What you should do: Among the records below, find each line that includes the string "this" and copy it.

Records shown:

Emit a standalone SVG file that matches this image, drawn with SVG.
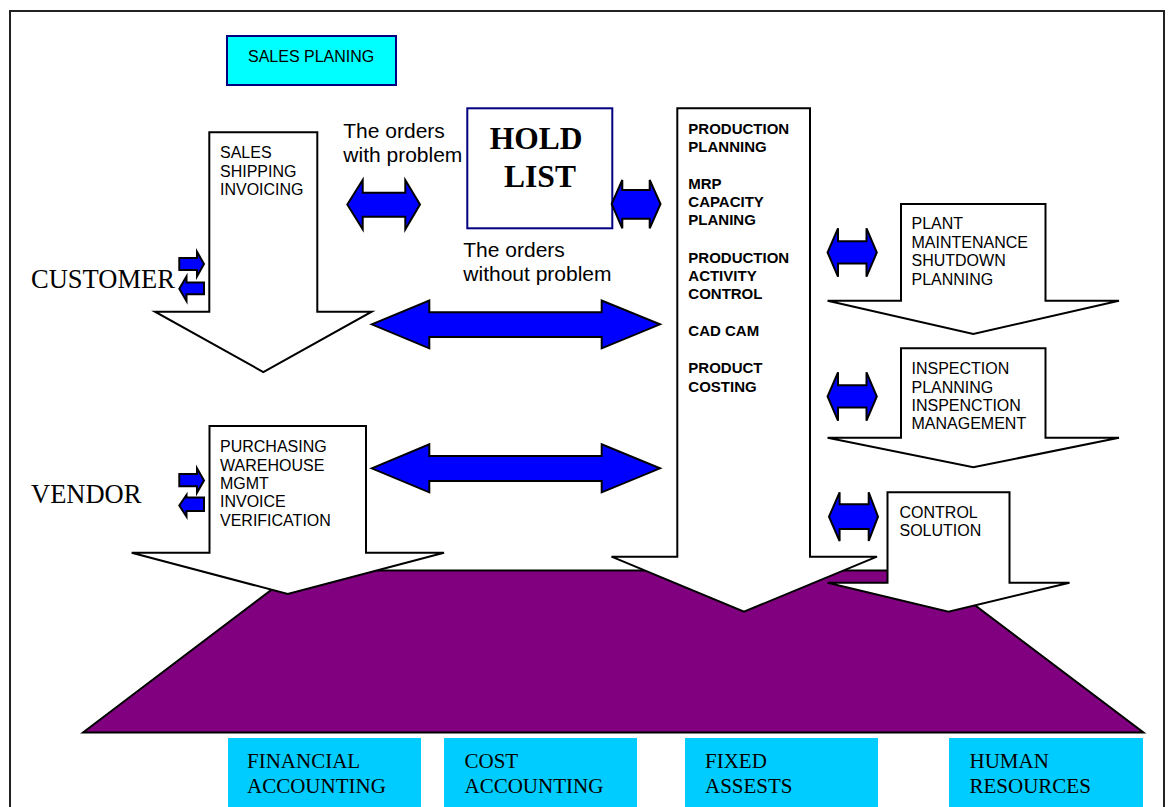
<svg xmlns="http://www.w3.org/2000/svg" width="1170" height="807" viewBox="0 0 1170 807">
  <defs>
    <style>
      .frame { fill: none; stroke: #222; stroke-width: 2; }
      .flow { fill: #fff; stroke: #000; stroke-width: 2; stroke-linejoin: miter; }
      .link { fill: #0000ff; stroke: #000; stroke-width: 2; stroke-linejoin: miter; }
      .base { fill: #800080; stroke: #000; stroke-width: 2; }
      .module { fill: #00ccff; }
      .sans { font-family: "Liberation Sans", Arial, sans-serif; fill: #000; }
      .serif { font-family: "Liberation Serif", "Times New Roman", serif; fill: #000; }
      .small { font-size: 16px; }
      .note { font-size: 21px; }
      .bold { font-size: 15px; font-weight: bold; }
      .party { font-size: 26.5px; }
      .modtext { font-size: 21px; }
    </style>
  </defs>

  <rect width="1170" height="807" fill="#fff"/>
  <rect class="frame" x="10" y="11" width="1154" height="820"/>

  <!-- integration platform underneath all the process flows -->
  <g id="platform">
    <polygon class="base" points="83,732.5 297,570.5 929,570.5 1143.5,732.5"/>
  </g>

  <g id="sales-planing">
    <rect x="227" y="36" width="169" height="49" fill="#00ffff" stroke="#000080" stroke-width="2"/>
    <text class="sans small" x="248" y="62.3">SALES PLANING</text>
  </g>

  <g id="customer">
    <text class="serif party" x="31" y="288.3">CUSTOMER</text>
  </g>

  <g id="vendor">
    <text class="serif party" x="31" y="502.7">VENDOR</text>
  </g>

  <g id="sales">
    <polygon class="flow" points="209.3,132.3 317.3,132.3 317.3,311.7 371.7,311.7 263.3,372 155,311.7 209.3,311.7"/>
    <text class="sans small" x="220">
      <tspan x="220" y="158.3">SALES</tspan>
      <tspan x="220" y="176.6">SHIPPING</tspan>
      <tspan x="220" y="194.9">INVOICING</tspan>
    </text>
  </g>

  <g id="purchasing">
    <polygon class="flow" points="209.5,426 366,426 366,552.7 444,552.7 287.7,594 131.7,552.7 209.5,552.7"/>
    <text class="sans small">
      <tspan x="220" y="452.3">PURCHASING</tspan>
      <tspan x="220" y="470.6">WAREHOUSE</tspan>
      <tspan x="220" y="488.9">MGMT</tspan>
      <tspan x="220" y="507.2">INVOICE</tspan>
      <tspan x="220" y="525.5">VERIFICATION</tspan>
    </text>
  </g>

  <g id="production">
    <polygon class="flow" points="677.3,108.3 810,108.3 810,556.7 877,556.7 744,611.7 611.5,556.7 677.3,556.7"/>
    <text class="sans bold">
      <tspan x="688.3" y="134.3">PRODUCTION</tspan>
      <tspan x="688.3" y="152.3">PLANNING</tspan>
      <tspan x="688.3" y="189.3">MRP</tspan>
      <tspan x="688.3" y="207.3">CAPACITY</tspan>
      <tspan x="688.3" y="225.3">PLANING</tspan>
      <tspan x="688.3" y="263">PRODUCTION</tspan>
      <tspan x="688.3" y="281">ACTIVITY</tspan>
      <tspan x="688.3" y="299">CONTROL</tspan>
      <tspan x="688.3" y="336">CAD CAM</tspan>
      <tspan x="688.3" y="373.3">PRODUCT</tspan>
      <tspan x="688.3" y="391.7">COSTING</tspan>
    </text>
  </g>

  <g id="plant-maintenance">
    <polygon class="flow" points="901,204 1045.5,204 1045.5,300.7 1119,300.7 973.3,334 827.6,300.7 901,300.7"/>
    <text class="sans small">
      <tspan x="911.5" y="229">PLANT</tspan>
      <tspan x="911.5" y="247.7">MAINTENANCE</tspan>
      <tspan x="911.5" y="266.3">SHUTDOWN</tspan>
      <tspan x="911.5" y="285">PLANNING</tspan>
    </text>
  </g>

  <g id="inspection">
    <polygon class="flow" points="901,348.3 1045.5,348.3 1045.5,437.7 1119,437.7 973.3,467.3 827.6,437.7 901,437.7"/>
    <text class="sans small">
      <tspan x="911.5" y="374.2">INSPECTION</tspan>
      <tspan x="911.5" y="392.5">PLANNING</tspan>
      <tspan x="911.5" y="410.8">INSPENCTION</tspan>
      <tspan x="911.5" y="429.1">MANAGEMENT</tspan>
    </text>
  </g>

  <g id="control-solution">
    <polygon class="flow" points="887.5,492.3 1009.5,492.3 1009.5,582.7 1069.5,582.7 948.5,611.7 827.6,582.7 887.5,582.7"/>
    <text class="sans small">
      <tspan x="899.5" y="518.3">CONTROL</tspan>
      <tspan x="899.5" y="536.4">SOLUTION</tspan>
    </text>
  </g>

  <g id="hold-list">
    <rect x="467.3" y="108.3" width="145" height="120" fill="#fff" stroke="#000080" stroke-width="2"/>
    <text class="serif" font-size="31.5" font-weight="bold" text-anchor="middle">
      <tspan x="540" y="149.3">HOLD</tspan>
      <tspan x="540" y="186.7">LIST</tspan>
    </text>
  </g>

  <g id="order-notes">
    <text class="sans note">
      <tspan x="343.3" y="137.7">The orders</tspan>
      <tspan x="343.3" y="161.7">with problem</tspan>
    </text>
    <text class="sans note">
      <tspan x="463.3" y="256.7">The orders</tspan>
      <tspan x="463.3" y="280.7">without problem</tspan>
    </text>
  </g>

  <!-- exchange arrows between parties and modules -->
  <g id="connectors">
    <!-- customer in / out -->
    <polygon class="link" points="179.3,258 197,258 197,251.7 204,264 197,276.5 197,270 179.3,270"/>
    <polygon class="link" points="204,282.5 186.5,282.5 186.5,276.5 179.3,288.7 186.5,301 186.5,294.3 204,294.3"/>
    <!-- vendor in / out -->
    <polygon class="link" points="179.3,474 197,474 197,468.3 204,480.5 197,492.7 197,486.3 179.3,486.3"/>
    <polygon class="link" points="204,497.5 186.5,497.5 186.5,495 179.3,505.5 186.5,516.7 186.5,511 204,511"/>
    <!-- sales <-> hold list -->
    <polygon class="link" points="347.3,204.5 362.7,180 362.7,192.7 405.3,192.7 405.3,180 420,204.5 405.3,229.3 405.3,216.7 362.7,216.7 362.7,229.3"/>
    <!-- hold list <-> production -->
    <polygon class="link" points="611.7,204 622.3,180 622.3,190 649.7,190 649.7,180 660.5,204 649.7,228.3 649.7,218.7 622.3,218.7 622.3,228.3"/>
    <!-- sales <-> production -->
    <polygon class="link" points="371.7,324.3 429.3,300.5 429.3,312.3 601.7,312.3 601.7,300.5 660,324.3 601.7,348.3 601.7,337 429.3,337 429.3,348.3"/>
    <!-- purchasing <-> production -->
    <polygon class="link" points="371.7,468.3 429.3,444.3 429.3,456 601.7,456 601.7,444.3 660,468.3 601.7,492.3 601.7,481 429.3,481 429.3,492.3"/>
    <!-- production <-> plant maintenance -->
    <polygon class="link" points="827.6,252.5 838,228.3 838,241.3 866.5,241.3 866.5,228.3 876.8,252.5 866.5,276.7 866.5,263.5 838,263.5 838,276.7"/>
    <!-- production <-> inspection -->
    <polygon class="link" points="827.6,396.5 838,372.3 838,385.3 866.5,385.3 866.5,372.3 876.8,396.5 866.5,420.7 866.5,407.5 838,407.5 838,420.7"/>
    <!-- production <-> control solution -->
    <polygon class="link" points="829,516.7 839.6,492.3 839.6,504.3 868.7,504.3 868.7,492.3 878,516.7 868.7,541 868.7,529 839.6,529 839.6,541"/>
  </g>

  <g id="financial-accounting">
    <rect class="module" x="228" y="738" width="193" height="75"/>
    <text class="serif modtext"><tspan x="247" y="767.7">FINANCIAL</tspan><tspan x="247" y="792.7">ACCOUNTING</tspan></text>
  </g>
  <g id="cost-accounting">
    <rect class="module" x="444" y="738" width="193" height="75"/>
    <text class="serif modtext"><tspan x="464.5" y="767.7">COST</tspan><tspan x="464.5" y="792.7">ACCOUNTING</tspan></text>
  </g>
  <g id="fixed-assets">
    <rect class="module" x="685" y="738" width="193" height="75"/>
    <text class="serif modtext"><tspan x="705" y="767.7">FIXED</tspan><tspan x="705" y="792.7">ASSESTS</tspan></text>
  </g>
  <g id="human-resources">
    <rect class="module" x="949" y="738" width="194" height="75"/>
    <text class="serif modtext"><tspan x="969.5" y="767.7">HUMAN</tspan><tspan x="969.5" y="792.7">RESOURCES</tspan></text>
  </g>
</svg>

* * *

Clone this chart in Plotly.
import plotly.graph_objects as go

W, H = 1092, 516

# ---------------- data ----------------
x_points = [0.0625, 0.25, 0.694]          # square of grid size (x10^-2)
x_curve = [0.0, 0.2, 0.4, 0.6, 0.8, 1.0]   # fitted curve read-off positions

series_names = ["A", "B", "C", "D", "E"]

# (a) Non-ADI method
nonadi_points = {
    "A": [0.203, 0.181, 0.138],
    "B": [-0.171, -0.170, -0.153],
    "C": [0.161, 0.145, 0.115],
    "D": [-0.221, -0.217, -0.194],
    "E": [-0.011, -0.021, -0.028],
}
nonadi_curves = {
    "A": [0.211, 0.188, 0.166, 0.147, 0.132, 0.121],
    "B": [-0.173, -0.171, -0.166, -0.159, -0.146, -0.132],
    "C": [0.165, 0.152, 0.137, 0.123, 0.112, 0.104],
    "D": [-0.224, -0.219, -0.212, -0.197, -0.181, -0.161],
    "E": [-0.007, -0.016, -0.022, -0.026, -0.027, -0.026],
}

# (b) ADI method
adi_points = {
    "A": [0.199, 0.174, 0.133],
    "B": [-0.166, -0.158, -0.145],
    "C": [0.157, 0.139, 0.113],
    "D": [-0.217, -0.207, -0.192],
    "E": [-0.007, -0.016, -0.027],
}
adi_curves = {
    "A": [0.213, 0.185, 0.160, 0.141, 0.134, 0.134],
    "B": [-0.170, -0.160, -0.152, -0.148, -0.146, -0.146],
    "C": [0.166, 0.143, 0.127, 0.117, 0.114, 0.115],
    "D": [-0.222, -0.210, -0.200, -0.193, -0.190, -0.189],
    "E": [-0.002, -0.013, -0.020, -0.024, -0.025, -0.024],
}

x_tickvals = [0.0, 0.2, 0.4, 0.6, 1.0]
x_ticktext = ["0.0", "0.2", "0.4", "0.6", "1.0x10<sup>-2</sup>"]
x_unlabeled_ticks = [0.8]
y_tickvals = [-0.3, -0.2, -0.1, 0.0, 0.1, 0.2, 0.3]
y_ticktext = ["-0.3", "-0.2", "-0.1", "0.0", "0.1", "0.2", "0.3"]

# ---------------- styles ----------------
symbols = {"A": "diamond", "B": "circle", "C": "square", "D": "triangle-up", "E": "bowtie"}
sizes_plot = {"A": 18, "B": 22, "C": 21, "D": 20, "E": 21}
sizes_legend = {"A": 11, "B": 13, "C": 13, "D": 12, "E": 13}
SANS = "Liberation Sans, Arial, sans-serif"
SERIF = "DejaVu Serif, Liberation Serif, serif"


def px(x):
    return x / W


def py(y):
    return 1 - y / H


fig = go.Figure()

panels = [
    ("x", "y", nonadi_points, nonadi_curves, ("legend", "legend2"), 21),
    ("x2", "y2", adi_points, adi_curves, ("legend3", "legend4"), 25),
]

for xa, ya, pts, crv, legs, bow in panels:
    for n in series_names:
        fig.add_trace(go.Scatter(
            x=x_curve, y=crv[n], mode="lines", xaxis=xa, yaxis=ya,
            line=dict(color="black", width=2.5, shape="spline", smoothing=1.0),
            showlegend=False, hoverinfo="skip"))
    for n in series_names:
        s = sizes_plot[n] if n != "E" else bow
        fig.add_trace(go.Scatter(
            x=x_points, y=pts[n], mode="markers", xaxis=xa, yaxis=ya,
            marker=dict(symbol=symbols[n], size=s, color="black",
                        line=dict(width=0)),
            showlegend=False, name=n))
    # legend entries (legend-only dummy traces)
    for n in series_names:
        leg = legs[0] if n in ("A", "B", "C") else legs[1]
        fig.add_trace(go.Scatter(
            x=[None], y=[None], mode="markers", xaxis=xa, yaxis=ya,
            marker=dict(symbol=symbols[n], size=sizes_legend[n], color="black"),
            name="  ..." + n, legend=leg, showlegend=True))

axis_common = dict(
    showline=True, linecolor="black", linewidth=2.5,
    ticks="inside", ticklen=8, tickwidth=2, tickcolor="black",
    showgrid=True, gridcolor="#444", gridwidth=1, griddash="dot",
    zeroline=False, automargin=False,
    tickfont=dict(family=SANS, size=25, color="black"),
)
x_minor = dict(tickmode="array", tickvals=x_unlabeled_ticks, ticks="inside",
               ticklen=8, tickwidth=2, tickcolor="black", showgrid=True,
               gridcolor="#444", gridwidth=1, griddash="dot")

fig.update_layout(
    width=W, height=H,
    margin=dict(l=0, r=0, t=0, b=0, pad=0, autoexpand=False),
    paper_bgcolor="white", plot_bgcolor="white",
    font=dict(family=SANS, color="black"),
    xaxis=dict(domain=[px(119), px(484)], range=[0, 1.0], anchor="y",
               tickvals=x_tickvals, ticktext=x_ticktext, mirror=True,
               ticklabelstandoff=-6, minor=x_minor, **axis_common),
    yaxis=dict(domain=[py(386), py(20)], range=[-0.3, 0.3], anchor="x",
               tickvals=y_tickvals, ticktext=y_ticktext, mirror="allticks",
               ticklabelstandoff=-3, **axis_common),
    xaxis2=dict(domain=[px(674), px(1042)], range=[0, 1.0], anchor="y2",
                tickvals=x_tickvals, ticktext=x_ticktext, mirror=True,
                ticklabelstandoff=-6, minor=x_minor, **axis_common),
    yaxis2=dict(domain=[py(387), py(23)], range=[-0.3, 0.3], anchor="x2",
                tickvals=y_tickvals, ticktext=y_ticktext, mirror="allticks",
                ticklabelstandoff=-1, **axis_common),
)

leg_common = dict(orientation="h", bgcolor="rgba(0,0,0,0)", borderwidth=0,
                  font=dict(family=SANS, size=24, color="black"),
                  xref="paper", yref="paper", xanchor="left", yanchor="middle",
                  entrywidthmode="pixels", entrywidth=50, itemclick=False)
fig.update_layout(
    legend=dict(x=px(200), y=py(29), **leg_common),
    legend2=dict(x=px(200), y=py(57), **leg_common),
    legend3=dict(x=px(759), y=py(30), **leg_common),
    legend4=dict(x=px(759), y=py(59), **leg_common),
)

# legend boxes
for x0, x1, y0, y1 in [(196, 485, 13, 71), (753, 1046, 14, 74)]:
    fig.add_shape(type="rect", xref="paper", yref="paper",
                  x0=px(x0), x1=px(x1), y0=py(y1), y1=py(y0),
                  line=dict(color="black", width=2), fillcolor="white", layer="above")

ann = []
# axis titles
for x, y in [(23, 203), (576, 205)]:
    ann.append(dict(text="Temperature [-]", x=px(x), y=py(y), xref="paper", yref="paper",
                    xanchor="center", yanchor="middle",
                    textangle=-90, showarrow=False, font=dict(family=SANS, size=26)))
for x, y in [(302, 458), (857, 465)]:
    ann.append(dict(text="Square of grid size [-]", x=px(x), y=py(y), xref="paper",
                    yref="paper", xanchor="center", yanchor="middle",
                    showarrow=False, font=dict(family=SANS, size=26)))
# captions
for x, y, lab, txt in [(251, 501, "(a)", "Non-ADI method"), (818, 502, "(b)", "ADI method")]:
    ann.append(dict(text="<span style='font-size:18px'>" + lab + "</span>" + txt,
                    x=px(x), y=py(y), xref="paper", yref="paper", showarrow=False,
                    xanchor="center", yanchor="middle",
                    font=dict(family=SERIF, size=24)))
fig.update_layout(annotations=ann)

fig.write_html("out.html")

Expected answer:
Emit a standalone SVG file that matches this image, drawn with SVG.
Clone this chart in Plotly.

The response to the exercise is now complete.